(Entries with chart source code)
▶
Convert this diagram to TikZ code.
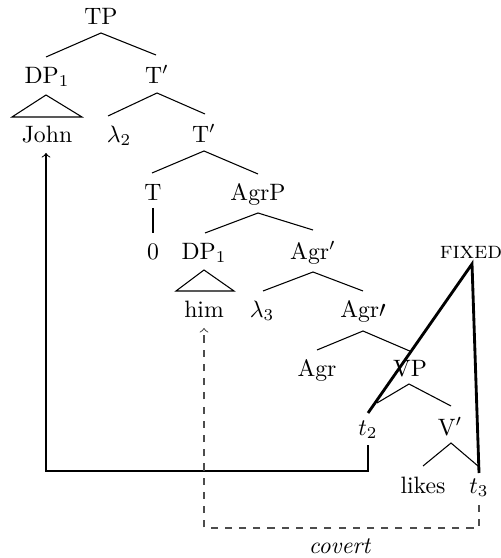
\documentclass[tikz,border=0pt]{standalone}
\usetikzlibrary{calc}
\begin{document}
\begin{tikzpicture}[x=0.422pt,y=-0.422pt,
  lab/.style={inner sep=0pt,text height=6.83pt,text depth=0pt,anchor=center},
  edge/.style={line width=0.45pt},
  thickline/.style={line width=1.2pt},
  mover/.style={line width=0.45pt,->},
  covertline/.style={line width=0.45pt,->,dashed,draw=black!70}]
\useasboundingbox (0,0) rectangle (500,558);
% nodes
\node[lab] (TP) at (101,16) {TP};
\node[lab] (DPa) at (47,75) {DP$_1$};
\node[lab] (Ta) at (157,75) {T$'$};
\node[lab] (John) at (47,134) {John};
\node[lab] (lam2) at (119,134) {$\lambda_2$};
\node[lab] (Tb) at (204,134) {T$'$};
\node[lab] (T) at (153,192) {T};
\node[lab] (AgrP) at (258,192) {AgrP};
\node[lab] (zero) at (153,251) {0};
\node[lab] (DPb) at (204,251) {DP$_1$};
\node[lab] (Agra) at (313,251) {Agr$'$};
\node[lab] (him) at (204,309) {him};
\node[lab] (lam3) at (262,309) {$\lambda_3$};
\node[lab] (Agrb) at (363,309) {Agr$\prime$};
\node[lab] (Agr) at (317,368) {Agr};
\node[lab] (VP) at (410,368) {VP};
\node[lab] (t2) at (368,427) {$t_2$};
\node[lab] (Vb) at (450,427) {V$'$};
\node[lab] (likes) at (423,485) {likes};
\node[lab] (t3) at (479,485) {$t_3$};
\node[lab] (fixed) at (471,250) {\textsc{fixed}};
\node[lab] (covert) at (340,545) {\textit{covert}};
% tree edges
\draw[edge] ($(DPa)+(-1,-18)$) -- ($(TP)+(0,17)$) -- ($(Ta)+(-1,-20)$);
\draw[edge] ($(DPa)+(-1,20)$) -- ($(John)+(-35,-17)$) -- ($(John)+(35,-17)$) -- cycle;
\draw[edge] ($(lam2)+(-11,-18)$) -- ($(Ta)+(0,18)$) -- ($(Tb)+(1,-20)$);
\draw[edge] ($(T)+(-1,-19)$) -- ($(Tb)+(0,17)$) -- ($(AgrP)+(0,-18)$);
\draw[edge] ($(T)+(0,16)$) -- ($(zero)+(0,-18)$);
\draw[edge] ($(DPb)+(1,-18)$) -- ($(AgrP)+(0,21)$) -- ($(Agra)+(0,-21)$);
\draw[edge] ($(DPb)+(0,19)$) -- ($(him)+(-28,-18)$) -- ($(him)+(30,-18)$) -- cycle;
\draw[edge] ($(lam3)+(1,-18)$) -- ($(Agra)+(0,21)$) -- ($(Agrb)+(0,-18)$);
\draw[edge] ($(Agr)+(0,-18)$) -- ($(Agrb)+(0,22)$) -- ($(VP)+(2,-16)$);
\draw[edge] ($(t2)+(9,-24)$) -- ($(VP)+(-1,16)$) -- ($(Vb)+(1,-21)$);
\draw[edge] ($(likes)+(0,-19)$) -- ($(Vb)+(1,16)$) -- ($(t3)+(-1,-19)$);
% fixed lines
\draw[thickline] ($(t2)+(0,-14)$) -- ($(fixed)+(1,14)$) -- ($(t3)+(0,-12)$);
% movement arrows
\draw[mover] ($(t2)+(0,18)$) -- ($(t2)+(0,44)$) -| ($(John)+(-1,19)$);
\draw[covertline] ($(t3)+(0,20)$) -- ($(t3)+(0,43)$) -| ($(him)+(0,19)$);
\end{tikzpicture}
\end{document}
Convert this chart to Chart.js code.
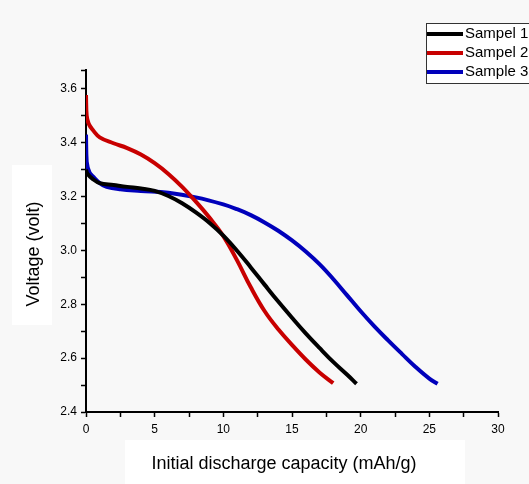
◀
■ PROBLEM STATEMENT
Every entry must be transcribed exactly. Pictures do not belong in the copy.

■ COMPLETE OUTPUT
Convert this diagram to TikZ code.
\documentclass[tikz,border=0pt]{standalone}
\usetikzlibrary{calc}
\begin{document}
\begin{tikzpicture}[x=0.422pt,y=-0.422pt,
  lab/.style={inner sep=0pt,text height=6.83pt,text depth=0pt,anchor=center},
  edge/.style={line width=0.45pt},
  thickline/.style={line width=1.2pt},
  mover/.style={line width=0.45pt,->},
  covertline/.style={line width=0.45pt,->,dashed,draw=black!70}]
\useasboundingbox (0,0) rectangle (500,558);
% nodes
\node[lab] (TP) at (101,16) {TP};
\node[lab] (DPa) at (47,75) {DP$_1$};
\node[lab] (Ta) at (157,75) {T$'$};
\node[lab] (John) at (47,134) {John};
\node[lab] (lam2) at (119,134) {$\lambda_2$};
\node[lab] (Tb) at (204,134) {T$'$};
\node[lab] (T) at (153,192) {T};
\node[lab] (AgrP) at (258,192) {AgrP};
\node[lab] (zero) at (153,251) {0};
\node[lab] (DPb) at (204,251) {DP$_1$};
\node[lab] (Agra) at (313,251) {Agr$'$};
\node[lab] (him) at (204,309) {him};
\node[lab] (lam3) at (262,309) {$\lambda_3$};
\node[lab] (Agrb) at (363,309) {Agr$\prime$};
\node[lab] (Agr) at (317,368) {Agr};
\node[lab] (VP) at (410,368) {VP};
\node[lab] (t2) at (368,427) {$t_2$};
\node[lab] (Vb) at (450,427) {V$'$};
\node[lab] (likes) at (423,485) {likes};
\node[lab] (t3) at (479,485) {$t_3$};
\node[lab] (fixed) at (471,250) {\textsc{fixed}};
\node[lab] (covert) at (340,545) {\textit{covert}};
% tree edges
\draw[edge] ($(DPa)+(-1,-18)$) -- ($(TP)+(0,17)$) -- ($(Ta)+(-1,-20)$);
\draw[edge] ($(DPa)+(-1,20)$) -- ($(John)+(-35,-17)$) -- ($(John)+(35,-17)$) -- cycle;
\draw[edge] ($(lam2)+(-11,-18)$) -- ($(Ta)+(0,18)$) -- ($(Tb)+(1,-20)$);
\draw[edge] ($(T)+(-1,-19)$) -- ($(Tb)+(0,17)$) -- ($(AgrP)+(0,-18)$);
\draw[edge] ($(T)+(0,16)$) -- ($(zero)+(0,-18)$);
\draw[edge] ($(DPb)+(1,-18)$) -- ($(AgrP)+(0,21)$) -- ($(Agra)+(0,-21)$);
\draw[edge] ($(DPb)+(0,19)$) -- ($(him)+(-28,-18)$) -- ($(him)+(30,-18)$) -- cycle;
\draw[edge] ($(lam3)+(1,-18)$) -- ($(Agra)+(0,21)$) -- ($(Agrb)+(0,-18)$);
\draw[edge] ($(Agr)+(0,-18)$) -- ($(Agrb)+(0,22)$) -- ($(VP)+(2,-16)$);
\draw[edge] ($(t2)+(9,-24)$) -- ($(VP)+(-1,16)$) -- ($(Vb)+(1,-21)$);
\draw[edge] ($(likes)+(0,-19)$) -- ($(Vb)+(1,16)$) -- ($(t3)+(-1,-19)$);
% fixed lines
\draw[thickline] ($(t2)+(0,-14)$) -- ($(fixed)+(1,14)$) -- ($(t3)+(0,-12)$);
% movement arrows
\draw[mover] ($(t2)+(0,18)$) -- ($(t2)+(0,44)$) -| ($(John)+(-1,19)$);
\draw[covertline] ($(t3)+(0,20)$) -- ($(t3)+(0,43)$) -| ($(him)+(0,19)$);
\end{tikzpicture}
\end{document}
Convert this chart to Chart.js code.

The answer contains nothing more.